# [Exercise directions]
Find each line holding the word "diagram" and give the total alone.

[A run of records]
◇ ◇ ◇ ◇ ◇ ◇ ◇
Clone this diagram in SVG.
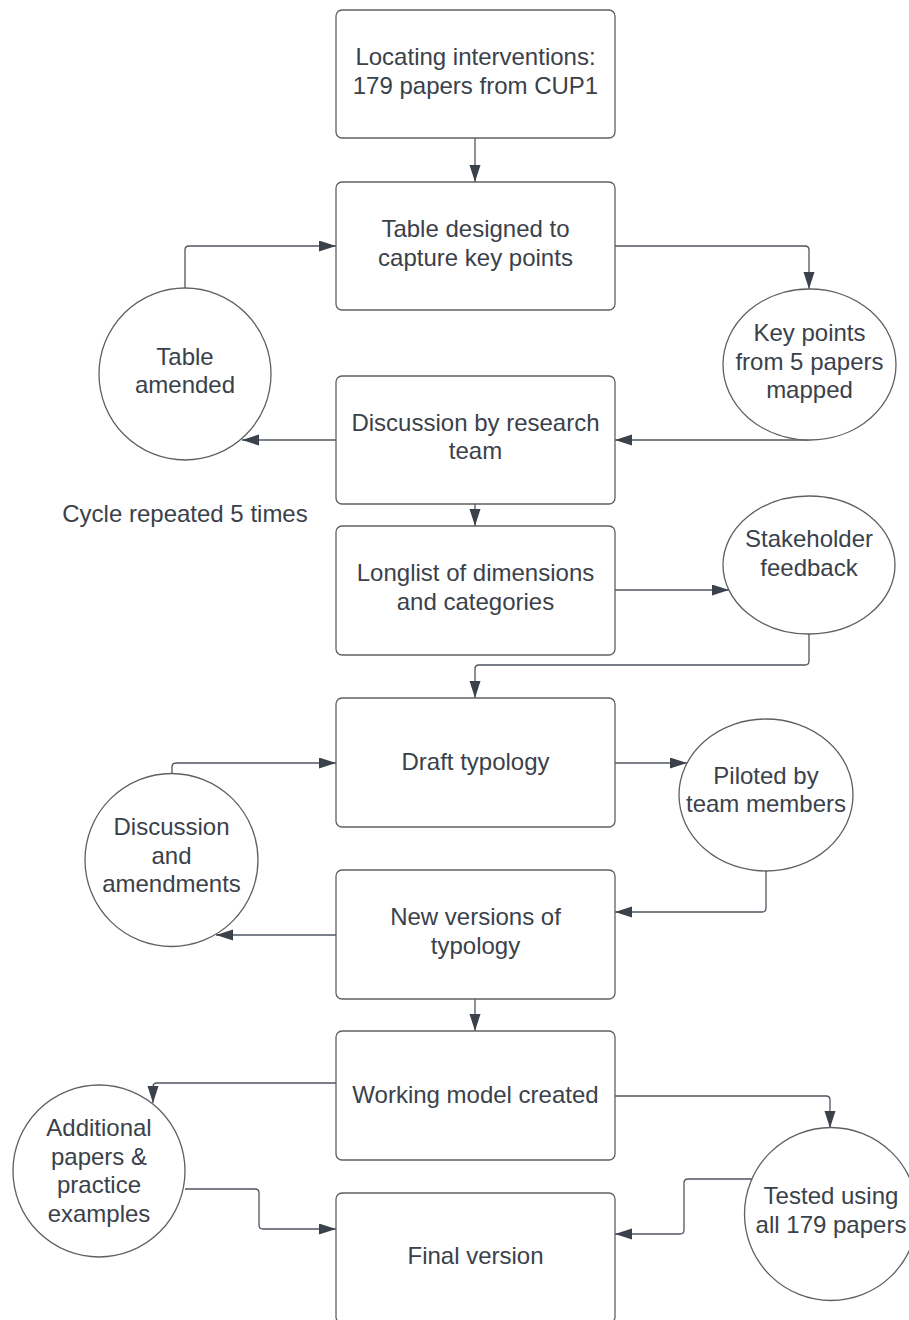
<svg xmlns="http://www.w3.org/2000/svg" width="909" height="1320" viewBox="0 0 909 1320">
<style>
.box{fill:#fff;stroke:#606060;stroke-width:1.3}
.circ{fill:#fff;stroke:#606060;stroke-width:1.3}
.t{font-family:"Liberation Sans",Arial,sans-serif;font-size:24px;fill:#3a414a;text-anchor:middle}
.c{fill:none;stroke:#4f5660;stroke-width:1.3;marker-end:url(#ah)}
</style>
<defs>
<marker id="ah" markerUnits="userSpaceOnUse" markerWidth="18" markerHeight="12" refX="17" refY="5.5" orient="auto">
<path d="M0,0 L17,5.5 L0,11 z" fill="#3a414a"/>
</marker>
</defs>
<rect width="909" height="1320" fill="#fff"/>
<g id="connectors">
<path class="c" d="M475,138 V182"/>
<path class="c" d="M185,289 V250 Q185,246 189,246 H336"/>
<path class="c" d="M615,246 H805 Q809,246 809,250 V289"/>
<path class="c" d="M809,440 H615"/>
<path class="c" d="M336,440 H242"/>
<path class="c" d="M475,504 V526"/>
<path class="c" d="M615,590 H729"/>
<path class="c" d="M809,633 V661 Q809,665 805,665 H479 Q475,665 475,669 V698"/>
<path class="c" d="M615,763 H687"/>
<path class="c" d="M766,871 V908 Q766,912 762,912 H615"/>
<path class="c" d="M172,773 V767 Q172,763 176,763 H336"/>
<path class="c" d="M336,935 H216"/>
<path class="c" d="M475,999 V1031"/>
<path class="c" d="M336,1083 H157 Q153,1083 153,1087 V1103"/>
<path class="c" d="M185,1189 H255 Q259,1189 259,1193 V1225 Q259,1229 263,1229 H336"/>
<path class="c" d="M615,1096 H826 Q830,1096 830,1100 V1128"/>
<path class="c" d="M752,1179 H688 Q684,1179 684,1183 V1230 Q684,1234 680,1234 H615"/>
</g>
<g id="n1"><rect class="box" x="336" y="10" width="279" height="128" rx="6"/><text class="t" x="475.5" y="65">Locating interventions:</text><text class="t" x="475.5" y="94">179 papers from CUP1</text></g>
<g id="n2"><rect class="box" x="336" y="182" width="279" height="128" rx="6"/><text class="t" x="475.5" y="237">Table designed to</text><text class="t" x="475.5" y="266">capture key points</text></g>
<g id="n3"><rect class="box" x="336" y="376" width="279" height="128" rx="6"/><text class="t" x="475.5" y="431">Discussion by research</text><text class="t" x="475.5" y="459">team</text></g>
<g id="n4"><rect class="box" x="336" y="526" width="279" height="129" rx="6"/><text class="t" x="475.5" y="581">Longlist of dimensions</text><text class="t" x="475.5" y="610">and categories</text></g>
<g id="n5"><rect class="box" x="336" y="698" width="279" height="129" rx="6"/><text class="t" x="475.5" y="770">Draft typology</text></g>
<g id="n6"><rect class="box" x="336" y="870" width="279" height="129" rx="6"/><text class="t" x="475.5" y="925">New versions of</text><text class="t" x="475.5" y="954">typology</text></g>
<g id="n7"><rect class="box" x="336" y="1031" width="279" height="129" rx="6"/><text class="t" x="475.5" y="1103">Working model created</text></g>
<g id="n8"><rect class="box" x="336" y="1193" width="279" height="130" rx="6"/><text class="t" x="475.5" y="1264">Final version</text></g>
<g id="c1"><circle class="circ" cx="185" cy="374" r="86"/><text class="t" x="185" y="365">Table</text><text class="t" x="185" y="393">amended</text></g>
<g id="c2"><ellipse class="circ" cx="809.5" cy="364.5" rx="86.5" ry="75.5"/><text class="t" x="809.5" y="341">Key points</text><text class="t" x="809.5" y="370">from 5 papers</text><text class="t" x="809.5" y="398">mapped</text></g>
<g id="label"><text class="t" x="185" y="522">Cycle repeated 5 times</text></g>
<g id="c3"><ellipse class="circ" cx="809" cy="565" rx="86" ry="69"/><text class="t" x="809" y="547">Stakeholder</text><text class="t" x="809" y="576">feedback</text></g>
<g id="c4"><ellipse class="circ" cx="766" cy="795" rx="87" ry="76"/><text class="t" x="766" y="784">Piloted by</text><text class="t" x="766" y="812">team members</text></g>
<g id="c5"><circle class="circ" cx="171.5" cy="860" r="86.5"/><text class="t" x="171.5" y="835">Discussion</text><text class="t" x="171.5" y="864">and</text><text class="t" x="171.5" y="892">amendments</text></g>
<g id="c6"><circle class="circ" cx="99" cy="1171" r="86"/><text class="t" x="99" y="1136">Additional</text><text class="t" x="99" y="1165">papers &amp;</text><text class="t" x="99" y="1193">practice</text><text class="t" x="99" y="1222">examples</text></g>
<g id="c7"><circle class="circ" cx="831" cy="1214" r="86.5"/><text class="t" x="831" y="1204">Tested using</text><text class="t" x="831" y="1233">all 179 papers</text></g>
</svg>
◇ ◇ ◇ ◇ ◇ ◇ ◇
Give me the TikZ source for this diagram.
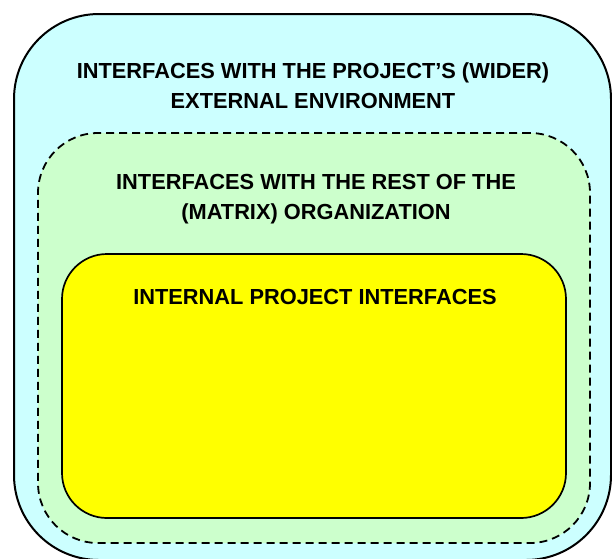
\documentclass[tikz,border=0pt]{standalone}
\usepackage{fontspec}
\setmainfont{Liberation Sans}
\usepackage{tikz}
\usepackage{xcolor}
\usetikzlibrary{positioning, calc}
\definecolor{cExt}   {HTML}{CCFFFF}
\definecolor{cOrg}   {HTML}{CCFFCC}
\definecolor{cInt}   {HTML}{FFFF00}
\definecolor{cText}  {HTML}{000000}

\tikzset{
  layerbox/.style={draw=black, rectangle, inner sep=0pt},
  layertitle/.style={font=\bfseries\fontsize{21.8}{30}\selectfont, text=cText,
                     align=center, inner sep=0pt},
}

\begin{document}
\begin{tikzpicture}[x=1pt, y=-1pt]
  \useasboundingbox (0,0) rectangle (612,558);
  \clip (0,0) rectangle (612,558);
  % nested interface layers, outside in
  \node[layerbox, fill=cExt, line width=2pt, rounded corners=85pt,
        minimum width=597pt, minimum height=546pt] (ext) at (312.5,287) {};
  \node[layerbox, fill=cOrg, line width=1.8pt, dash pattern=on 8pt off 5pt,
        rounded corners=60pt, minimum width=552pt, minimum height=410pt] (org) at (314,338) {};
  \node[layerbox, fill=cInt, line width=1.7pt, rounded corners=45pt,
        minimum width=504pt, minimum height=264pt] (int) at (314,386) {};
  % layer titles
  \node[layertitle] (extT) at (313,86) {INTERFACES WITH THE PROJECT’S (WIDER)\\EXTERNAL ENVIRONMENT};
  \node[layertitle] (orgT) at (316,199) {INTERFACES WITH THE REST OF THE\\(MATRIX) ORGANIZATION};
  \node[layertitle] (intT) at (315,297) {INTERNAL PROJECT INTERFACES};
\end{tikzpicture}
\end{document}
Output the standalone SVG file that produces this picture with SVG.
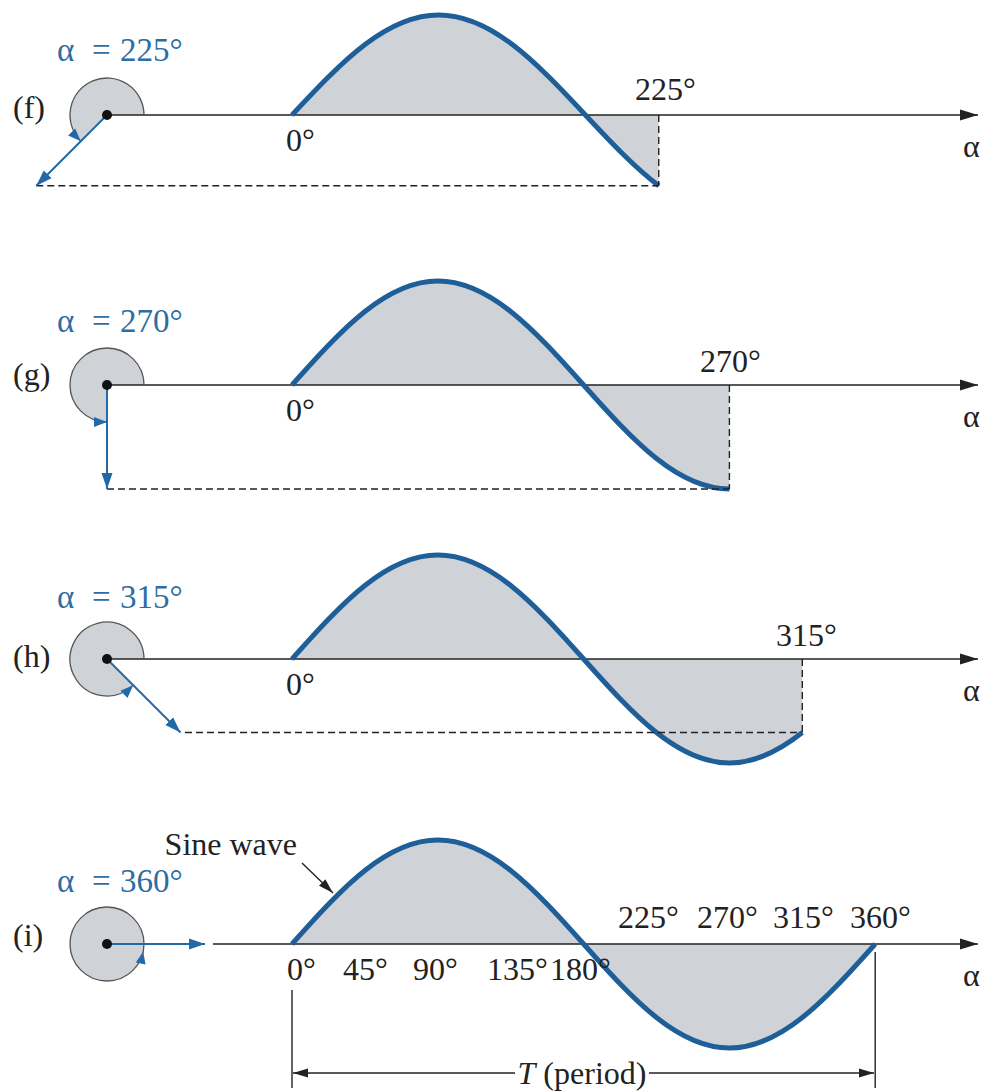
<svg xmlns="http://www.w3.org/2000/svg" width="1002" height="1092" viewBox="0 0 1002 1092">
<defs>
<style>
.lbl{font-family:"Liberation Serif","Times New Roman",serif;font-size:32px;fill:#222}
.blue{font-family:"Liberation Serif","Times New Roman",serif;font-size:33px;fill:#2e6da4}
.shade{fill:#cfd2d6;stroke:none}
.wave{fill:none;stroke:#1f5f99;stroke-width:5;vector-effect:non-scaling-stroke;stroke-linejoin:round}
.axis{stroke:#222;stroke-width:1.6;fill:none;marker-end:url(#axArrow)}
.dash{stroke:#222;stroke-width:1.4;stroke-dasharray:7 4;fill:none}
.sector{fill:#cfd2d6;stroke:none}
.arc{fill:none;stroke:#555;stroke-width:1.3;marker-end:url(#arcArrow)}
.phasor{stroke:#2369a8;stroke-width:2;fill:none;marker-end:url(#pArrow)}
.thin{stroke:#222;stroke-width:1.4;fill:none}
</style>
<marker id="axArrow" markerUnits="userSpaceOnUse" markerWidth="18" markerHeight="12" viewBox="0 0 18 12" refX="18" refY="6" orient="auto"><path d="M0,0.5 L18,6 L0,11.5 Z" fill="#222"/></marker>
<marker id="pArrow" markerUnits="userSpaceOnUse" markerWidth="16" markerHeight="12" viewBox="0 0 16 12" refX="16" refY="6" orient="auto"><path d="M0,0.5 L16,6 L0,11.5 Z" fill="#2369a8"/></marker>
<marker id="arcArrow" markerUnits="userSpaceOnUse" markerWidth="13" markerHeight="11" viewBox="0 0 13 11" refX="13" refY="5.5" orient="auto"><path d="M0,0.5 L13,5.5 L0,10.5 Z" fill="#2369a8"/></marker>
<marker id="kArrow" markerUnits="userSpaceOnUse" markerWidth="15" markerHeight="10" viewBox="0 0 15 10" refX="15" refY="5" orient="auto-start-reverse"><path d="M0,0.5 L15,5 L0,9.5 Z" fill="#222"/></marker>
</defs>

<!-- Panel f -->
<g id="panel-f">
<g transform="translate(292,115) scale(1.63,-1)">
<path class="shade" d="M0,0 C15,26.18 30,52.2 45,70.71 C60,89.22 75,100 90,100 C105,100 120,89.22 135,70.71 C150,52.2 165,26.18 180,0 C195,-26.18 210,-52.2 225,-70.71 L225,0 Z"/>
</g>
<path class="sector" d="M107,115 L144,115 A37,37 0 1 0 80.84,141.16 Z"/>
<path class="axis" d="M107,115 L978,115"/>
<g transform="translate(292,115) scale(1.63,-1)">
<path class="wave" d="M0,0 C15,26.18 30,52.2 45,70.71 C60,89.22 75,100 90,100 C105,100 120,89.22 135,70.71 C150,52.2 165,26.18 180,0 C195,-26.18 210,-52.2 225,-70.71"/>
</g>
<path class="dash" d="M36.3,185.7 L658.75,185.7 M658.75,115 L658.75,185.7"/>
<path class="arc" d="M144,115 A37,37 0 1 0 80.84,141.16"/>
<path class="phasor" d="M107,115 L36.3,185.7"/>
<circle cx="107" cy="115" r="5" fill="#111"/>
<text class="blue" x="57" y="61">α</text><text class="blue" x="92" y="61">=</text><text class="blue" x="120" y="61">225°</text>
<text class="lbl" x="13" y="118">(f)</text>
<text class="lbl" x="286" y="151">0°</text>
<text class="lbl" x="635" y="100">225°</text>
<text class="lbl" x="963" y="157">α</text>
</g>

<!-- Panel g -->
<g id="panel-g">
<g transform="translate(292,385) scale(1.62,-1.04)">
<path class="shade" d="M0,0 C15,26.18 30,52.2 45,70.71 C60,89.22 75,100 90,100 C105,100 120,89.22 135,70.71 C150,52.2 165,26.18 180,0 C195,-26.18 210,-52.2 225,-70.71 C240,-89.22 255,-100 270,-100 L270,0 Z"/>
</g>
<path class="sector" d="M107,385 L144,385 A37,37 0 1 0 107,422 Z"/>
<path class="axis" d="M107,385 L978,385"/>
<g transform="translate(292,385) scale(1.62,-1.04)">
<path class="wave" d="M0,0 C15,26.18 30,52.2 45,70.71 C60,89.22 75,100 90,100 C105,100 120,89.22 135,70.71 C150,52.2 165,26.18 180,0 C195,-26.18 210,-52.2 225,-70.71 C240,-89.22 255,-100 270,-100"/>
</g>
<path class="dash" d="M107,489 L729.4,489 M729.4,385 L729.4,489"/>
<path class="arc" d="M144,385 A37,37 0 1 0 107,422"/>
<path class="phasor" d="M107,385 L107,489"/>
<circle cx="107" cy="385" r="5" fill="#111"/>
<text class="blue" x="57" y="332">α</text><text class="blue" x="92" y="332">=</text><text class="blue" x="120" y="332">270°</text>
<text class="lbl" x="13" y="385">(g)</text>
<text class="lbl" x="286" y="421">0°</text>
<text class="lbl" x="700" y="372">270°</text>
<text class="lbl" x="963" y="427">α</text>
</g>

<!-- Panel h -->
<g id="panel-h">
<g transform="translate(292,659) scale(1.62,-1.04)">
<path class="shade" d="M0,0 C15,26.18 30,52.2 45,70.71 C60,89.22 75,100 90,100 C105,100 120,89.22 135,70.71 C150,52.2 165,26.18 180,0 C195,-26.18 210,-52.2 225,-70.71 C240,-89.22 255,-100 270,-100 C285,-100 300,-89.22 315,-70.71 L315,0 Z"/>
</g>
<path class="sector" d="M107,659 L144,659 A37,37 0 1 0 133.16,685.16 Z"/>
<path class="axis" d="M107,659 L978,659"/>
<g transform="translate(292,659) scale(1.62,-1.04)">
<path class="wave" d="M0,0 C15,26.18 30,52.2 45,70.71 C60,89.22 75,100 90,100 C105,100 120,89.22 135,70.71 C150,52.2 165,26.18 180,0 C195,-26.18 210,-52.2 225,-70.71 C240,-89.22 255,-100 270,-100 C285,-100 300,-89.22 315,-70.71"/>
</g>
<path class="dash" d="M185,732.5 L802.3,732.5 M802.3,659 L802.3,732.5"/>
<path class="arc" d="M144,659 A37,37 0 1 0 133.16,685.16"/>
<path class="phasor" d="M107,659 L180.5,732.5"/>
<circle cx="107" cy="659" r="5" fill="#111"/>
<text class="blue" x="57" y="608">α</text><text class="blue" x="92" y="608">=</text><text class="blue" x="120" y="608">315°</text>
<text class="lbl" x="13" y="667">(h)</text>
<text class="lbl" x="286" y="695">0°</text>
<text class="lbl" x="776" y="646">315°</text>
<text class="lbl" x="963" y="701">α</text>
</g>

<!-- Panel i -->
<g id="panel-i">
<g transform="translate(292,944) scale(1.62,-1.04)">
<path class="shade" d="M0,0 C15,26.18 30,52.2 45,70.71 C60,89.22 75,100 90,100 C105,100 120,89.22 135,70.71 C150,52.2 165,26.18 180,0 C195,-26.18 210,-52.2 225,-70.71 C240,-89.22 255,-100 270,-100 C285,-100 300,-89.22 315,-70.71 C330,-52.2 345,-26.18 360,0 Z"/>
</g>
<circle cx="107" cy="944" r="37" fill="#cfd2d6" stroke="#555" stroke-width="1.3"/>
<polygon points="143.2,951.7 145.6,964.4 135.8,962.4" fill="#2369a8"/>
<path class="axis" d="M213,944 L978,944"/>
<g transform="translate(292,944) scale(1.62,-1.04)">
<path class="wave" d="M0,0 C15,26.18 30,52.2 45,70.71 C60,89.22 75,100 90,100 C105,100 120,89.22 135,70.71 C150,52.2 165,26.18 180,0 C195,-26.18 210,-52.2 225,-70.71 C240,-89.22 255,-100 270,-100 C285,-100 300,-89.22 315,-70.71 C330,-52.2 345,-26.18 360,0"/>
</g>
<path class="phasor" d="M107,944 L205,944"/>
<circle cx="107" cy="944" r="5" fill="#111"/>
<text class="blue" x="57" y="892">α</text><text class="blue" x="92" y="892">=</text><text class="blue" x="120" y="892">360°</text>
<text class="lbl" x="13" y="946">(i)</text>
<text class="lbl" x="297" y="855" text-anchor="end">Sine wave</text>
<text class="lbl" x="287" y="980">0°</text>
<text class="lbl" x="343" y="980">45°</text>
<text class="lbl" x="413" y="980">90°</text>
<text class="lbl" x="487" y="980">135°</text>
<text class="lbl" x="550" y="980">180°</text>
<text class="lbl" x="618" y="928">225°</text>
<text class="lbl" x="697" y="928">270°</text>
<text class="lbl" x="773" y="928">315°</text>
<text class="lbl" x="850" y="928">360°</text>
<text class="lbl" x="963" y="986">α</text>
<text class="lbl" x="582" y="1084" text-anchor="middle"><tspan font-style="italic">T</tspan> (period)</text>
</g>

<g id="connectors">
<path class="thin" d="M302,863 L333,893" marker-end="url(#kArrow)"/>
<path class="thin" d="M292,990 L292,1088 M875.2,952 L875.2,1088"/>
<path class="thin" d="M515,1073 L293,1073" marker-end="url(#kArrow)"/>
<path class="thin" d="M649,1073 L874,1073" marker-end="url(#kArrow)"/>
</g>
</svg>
◇ ◇ ◇ ◇ ◇ ◇ ◇
# [Written answer]
2